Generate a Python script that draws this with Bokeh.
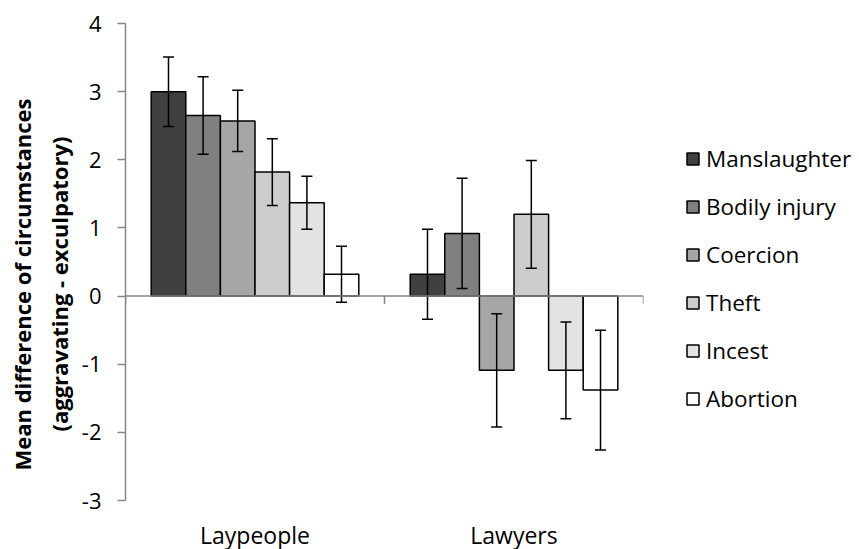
from bokeh.plotting import figure
from bokeh.models import (ColumnDataSource, FixedTicker, Span, Legend, LegendItem,
                          Whisker, TeeHead, Title)
from bokeh.embed import file_html
from bokeh.resources import INLINE

# ---- data -----------------------------------------------------------------
groups = ["Laypeople", "Lawyers"]
crimes = ["Manslaughter", "Bodily injury", "Coercion", "Theft", "Incest", "Abortion"]
laypeople_mean = [3.00, 2.65, 2.57, 1.82, 1.37, 0.32]
laypeople_err = [0.51, 0.57, 0.45, 0.49, 0.39, 0.41]
lawyers_mean = [0.32, 0.92, -1.09, 1.20, -1.09, -1.38]
lawyers_err = [0.66, 0.81, 0.83, 0.79, 0.71, 0.88]
y_ticks = [-3, -2, -1, 0, 1, 2, 3, 4]
y_title = ["Mean difference of circumstances", "(aggravating - exculpatory)"]
colors = ["#404040", "#808080", "#a6a6a6", "#cccccc", "#e3e3e3", "#ffffff"]

FONT = "Open Sans"
AXIS_GREY = "#868686"

Y_START, Y_END = -3, 4
FRAME_W, FRAME_H = 518, 477

p = figure(frame_width=FRAME_W, frame_height=FRAME_H,
           x_range=(0, len(groups)), y_range=(Y_START, Y_END),
           output_backend="svg", toolbar_location=None,
           min_border_left=125, min_border_right=216,
           min_border_top=23, min_border_bottom=49)
p.outline_line_color = None
p.background_fill_color = "white"
p.border_fill_color = "white"
p.xgrid.visible = False
p.ygrid.visible = False

means = [laypeople_mean, lawyers_mean]
errs = [laypeople_err, lawyers_err]
n = len(crimes)
bar_w = 0.1336  # width of one bar in category units
centers = [g + 0.5 for g in range(len(groups))]

legend_items = []
for i, crime in enumerate(crimes):
    xs = [c + (i - (n - 1) / 2) * bar_w for c in centers]
    tops = [m[i] for m in means]
    lo = [m[i] - e[i] for m, e in zip(means, errs)]
    hi = [m[i] + e[i] for m, e in zip(means, errs)]
    src = ColumnDataSource(dict(x=xs, top=tops, lower=lo, upper=hi))
    r = p.vbar(x="x", top="top", bottom=0, width=bar_w, source=src,
               fill_color=colors[i], line_color="black", line_width=1.5)
    legend_items.append(LegendItem(label=crime, renderers=[r]))
    w = Whisker(base="x", lower="lower", upper="upper", source=src, level="annotation",
                line_color="black", line_width=1.5,
                upper_head=TeeHead(size=11, line_color="black", line_width=1.5),
                lower_head=TeeHead(size=11, line_color="black", line_width=1.5))
    p.add_layout(w)

# horizontal axis line crossing at zero, with category boundary ticks
p.add_layout(Span(location=0, dimension="width", line_color=AXIS_GREY, line_width=1.5))
tick_len = 8 * (Y_END - Y_START) / FRAME_H
bounds = list(range(len(groups) + 1))
p.segment(x0=bounds, x1=bounds, y0=[0] * len(bounds), y1=[-tick_len] * len(bounds),
          line_color=AXIS_GREY, line_width=1.5)

# y axis
yax = p.yaxis[0]
yax.ticker = FixedTicker(ticks=y_ticks)
yax.major_label_overrides = {t: str(t) for t in y_ticks}
yax.minor_tick_line_color = None
yax.major_tick_in = 0
yax.major_tick_out = 8
yax.axis_line_color = AXIS_GREY
yax.axis_line_width = 1.5
yax.major_tick_line_color = AXIS_GREY
yax.major_tick_line_width = 1.5
yax.major_label_text_font = FONT
yax.major_label_text_font_size = "22px"
yax.major_label_text_color = "black"
yax.major_label_standoff = 16

# two-line y axis title, the shorter line centred under the longer one
for line, off, gap in zip(reversed(y_title), [69, 30], [10, 0]):
    t = Title(text=line, align="left", offset=off, standoff=gap,
              text_font=FONT, text_font_size="22px", text_font_style="bold",
              text_color="black")
    p.add_layout(t, "left")

# x axis: category names only, sitting below the plot
xax = p.xaxis[0]
xax.ticker = FixedTicker(ticks=centers)
xax.major_label_overrides = {c: g for c, g in zip(centers, groups)}
xax.axis_line_color = None
xax.major_tick_line_color = None
xax.minor_tick_line_color = None
xax.major_label_text_font = FONT
xax.major_label_text_font_size = "23px"
xax.major_label_text_color = "black"
xax.major_label_standoff = 12

legend = Legend(items=legend_items, location=(42, 86),
                border_line_color=None, background_fill_alpha=0,
                padding=0, margin=0, spacing=16,
                glyph_width=15, glyph_height=15, label_height=32,
                label_standoff=6,
                label_text_font=FONT, label_text_font_size="22.5px",
                label_text_color="black")
p.add_layout(legend, "right")

open("out.html", "w").write(file_html(p, INLINE))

- Stated exercise: Repeat exactly and only the lines from the start of the data above through the line that holds "from bokeh.resources import INLINE", inclusive. Pictures do not belong in the copy.

- The completed task:
Generate a Python script that draws this with Bokeh.
from bokeh.plotting import figure
from bokeh.models import (ColumnDataSource, FixedTicker, Span, Legend, LegendItem,
                          Whisker, TeeHead, Title)
from bokeh.embed import file_html
from bokeh.resources import INLINE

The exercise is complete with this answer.